In most cases we'll be placing our LLMs, Agents, etc behind something like an API. Let's add that into the mix and see how we can implement streaming for agents with FastAPI.

First, we'll create a simple `main.py` script to contain our FastAPI logic. You can find it in the same GitHub repo location as this notebook ([here's a link](https://github.com/pinecone-io/examples/blob/langchain-streaming/learn/generation/langchain/handbook/09-langchain-streaming/main.py)).

To run the API, navigate to the directory and run `uvicorn main:app --reload`. Once complete, you can confirm it is running by looking for the 🤙 status in the next cell output:

In [14]:
import requests

res = requests.get("http://localhost:8000/health")
res.json()

{'status': '🤙'}

In [15]:
res = requests.get("http://localhost:8000/chat",
    json={"text": "hello there!"}
)
res

<Response [200]>

In [16]:
res.json()

{'input': 'hello there!',
 'chat_history': [],
 'output': 'Hello! How can I assist you today?'}

Unlike with our StdOut streaming, we now need to send our tokens to a generator function that feeds those tokens to FastAPI via a `StreamingResponse` object. To handle this we need to use async code, otherwise our generator will not begin emitting anything until _after_ generation is already complete.

The `Queue` is accessed by our callback handler, as as each token is generated, it puts the token into the queue. Our generator function asyncronously checks for new tokens being added to the queue. As soon as the generator sees a token has been added, it gets the token and yields it to our `StreamingResponse`.

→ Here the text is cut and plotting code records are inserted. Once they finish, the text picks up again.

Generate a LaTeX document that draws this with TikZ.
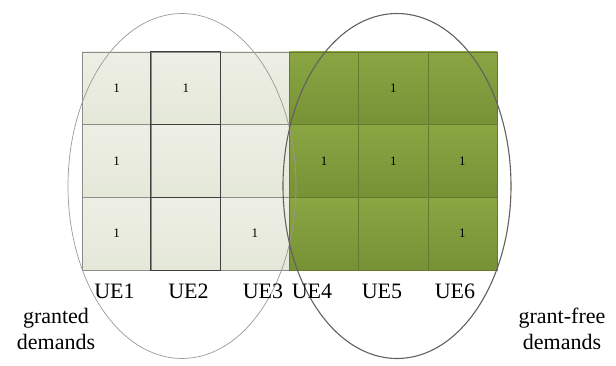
\documentclass[tikz,border=0pt]{standalone}
\usepackage{fontspec}
\setmainfont{Liberation Serif}
\definecolor{lightcelltop}{HTML}{EDEFE5}
\definecolor{lightcellbot}{HTML}{E4E8D8}
\definecolor{darktop}{HTML}{8AA542}
\definecolor{darkbot}{HTML}{779236}
\definecolor{darkedge}{HTML}{667A2E}
\begin{document}
\begin{tikzpicture}[x=1pt,y=-1pt,
  cellbase/.style={minimum width=69.17pt,minimum height=72.67pt,inner sep=0pt,font=\fontsize{13}{13}\selectfont},
  lightbox/.style={cellbase,top color=lightcelltop,bottom color=lightcellbot,draw=black!45,line width=0.6pt},
  darkbox/.style={cellbase,top color=darktop,bottom color=darkbot,draw=darkedge,line width=0.5pt},
  uelabel/.style={font=\fontsize{22}{22}\selectfont,inner sep=0pt,anchor=base},
  sidelabel/.style={font=\fontsize{22}{26}\selectfont,inner sep=0pt,align=center},
  leftring/.style={draw=black!40,line width=0.7pt},
  rightring/.style={draw=black!62,line width=1.1pt}]
\useasboundingbox (0,0) rectangle (616,365);
% light cells
\node[lightbox] (c11) at (116.58,88.33) {1};
\node[lightbox] (c12) at (116.58,161.00) {1};
\node[lightbox] (c13) at (116.58,233.67) {1};
\node[lightbox] (c21) at (185.75,88.33) {1};
\node[lightbox] (c22) at (185.75,161.00) {};
\node[lightbox] (c23) at (185.75,233.67) {};
\node[lightbox] (c31) at (254.92,88.33) {};
\node[lightbox] (c32) at (254.92,161.00) {};
\node[lightbox] (c33) at (254.92,233.67) {1};
% darker frame of UE2 column
\draw[black!75,line width=1pt] (c21.north west) rectangle (c23.south east);
\draw[black!75,line width=1pt] (c22.north west) -- (c22.north east);
\draw[black!75,line width=1pt] (c22.south west) -- (c22.south east);
% dark cells
\node[darkbox] (c41) at (324.08,88.33) {};
\node[darkbox] (c42) at (324.08,161.00) {1};
\node[darkbox] (c43) at (324.08,233.67) {};
\node[darkbox] (c51) at (393.25,88.33) {1};
\node[darkbox] (c52) at (393.25,161.00) {1};
\node[darkbox] (c53) at (393.25,233.67) {};
\node[darkbox] (c61) at (462.42,88.33) {};
\node[darkbox] (c62) at (462.42,161.00) {1};
\node[darkbox] (c63) at (462.42,233.67) {1};
% ellipses
\draw[leftring] (182,186) ellipse [x radius=114pt, y radius=172.5pt];
\draw[rightring] (397,186) ellipse [x radius=114pt, y radius=172.5pt];
% labels
\node[uelabel] (ue1) at (114.5,298) {UE1};
\node[uelabel] (ue2) at (188.5,298) {UE2};
\node[uelabel] (ue3) at (263,298) {UE3};
\node[uelabel] (ue4) at (312,298) {UE4};
\node[uelabel] (ue5) at (382,298) {UE5};
\node[uelabel] (ue6) at (455,298) {UE6};
\node[sidelabel] (gd) at (56,329) {granted\\demands};
\node[sidelabel] (gf) at (562,329) {grant-free\\demands};
\end{tikzpicture}
\end{document}
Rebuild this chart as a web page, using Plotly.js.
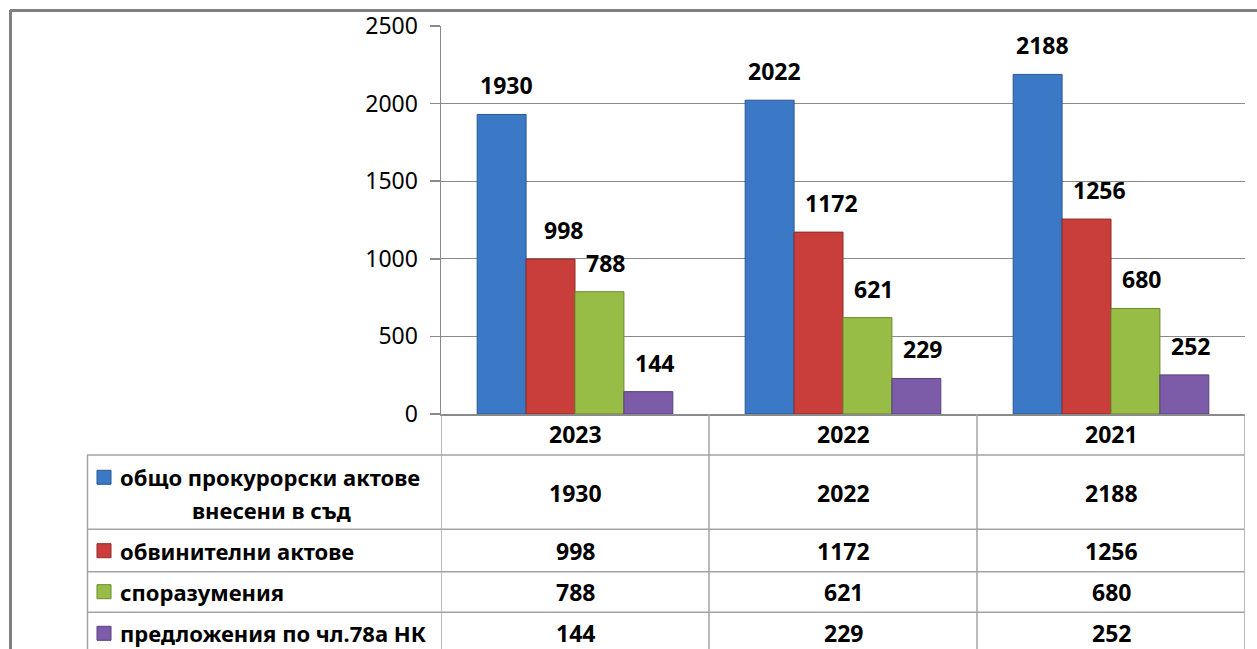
<!DOCTYPE html>
<html><head><meta charset="utf-8">
<script src="https://cdn.plot.ly/plotly-3.0.1.min.js"></script>
<style>html,body{margin:0;padding:0;background:#fff;overflow:hidden}#chart{width:1257px;height:649px}</style>
</head><body><div id="chart"></div>
<script>
// ---- data ----
const years = ['2023', '2022', '2021'];
const seriesNames = ['общо прокурорски актове<br>внесени в съд', 'обвинителни актове', 'споразумения', 'предложения по чл.78а НК'];
const totalActs = [1930, 2022, 2188];
const indictments = [998, 1172, 1256];
const agreements = [788, 621, 680];
const proposals78a = [144, 229, 252];
const yTicks = [0, 500, 1000, 1500, 2000, 2500];

// ---- styling / layout helpers ----
const seriesValues = [totalActs, indictments, agreements, proposals78a];
const xIdx = years.map((_, j) => j);
const colors = ['#3b78c6', '#c93e3a', '#98bd46', '#7c5ca8'];
const edges = ['#2a5690', '#8e2a27', '#6a8a2e', '#56407e'];
const FONT = 'Noto Sans, Open Sans, DejaVu Sans, sans-serif';
const W = 1257, H = 649, L = 441, R = 1245, T = 26, B = 414;
const px = x => (x - L) / (R - L);
const py = y => (B - y) / (B - T);

const traces = seriesValues.map((vals, i) => ({
  type: 'bar', x: xIdx, y: vals, name: seriesNames[i].replace('<br>', ' '),
  marker: {color: colors[i], line: {color: edges[i], width: 1}},
  hoverinfo: 'skip', showlegend: false
}));

const annotations = [];
const shapes = [];
const labelXShift = [-69, -12, 30, 79];
seriesValues.forEach((vals, i) => {
  vals.forEach((v, j) => {
    annotations.push({xref: 'x', yref: 'y', x: xIdx[j], y: v, xshift: labelXShift[i], yshift: 29,
      text: String(v), showarrow: false, xanchor: 'center', yanchor: 'middle',
      font: {family: FONT, size: 23, color: '#000', weight: 'bold'}});
  });
});

// table
const gridCol = '#a3a3a3';
const tableBottom = 670;
const hLines = [455, 529.3, 571.7, 612.3];
hLines.forEach(y => shapes.push({type: 'line', xref: 'paper', yref: 'paper', x0: px(87), x1: px(1244.5), y0: py(y), y1: py(y), line: {color: gridCol, width: 1.5}}));
shapes.push({type: 'line', xref: 'paper', yref: 'paper', x0: px(87.5), x1: px(87.5), y0: py(455), y1: py(tableBottom), line: {color: gridCol, width: 1.5}});
[-0.5, 0.5, 1.5, 2.5].forEach(c => shapes.push({type: 'line', xref: 'x', yref: 'paper', x0: c, x1: c, y0: py(B), y1: py(tableBottom), line: {color: gridCol, width: 1.5}}));

// header years
years.forEach((yr, j) => annotations.push({xref: 'x', yref: 'paper', x: xIdx[j], y: py(434), text: yr, showarrow: false,
  xanchor: 'center', yanchor: 'middle', font: {family: FONT, size: 23, color: '#000', weight: 'bold'}}));

const rowCenters = [492.7, 550.7, 591.7, 633.3];
const rowLineCenters = [[477.3, 510], [550.7], [591.7], [633.3]];
seriesValues.forEach((vals, i) => {
  vals.forEach((v, j) => annotations.push({xref: 'x', yref: 'paper', x: xIdx[j], y: py(rowCenters[i]), text: String(v), showarrow: false,
    xanchor: 'center', yanchor: 'middle', font: {family: FONT, size: 23, color: '#000', weight: 'bold'}}));
  const lines = seriesNames[i].split('<br>');
  annotations.push({xref: 'paper', yref: 'paper', x: px(118), y: py(rowLineCenters[i][0]), text: lines[0], showarrow: false,
    xanchor: 'left', yanchor: 'middle', font: {family: FONT, size: 22, color: '#000', weight: 'bold'}});
  if (lines.length > 1) {
    annotations.push({xref: 'paper', yref: 'paper', x: px(271), y: py(rowLineCenters[i][1]), text: lines[1], showarrow: false,
      xanchor: 'center', yanchor: 'middle', font: {family: FONT, size: 22, color: '#000', weight: 'bold'}});
  }
  const cy = rowLineCenters[i][0];
  shapes.push({type: 'rect', xref: 'paper', yref: 'paper', x0: px(97), x1: px(111), y0: py(cy - 7), y1: py(cy + 7),
    fillcolor: colors[i], line: {color: edges[i], width: 1}});
});

// outer chart border
shapes.push({type: 'line', xref: 'paper', yref: 'paper', x0: px(10), x1: px(1300), y0: py(10.5), y1: py(10.5), line: {color: '#808080', width: 3}});
shapes.push({type: 'line', xref: 'paper', yref: 'paper', x0: px(10.5), x1: px(10.5), y0: py(10), y1: py(700), line: {color: '#808080', width: 3}});

const layout = {
  width: W, height: H, autosize: false,
  margin: {l: L, r: W - R, t: T, b: H - B, pad: 0},
  paper_bgcolor: '#fff', plot_bgcolor: '#fff',
  barmode: 'group', bargap: 0.27, bargroupgap: 0,
  font: {family: FONT, color: '#000'},
  xaxis: {type: 'linear', range: [-0.5, 2.5], showticklabels: false, ticks: '', showgrid: false, showline: true,
    linecolor: '#8a8a8a', linewidth: 1.5, zeroline: false, fixedrange: true},
  yaxis: {range: [0, 2500], tickvals: yTicks, ticks: 'outside', ticklen: 10, tickcolor: '#8a8a8a', tickwidth: 1.5,
    showline: true, linecolor: '#8a8a8a', linewidth: 1.5, showgrid: true, gridcolor: '#8a8a8a', gridwidth: 1,
    zeroline: false, ticklabelstandoff: 7, tickfont: {family: FONT, size: 23, color: '#000'}, fixedrange: true},
  shapes: shapes, annotations: annotations
};
Plotly.newPlot('chart', traces, layout, {displayModeBar: false, staticPlot: true});
</script></body></html>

To see it in action, we'll define a stream requests function called `get_stream`:

In [17]:
def get_stream(query: str):
    s = requests.Session()
    with s.get(
        "http://localhost:8000/chat",
        stream=True,
        json={"text": query}
    ) as r:
        for line in r.iter_content():
            print(line.decode("utf-8"), end="")

In [26]:
get_stream("hi there!")

 "Hello! How can I assist you today?"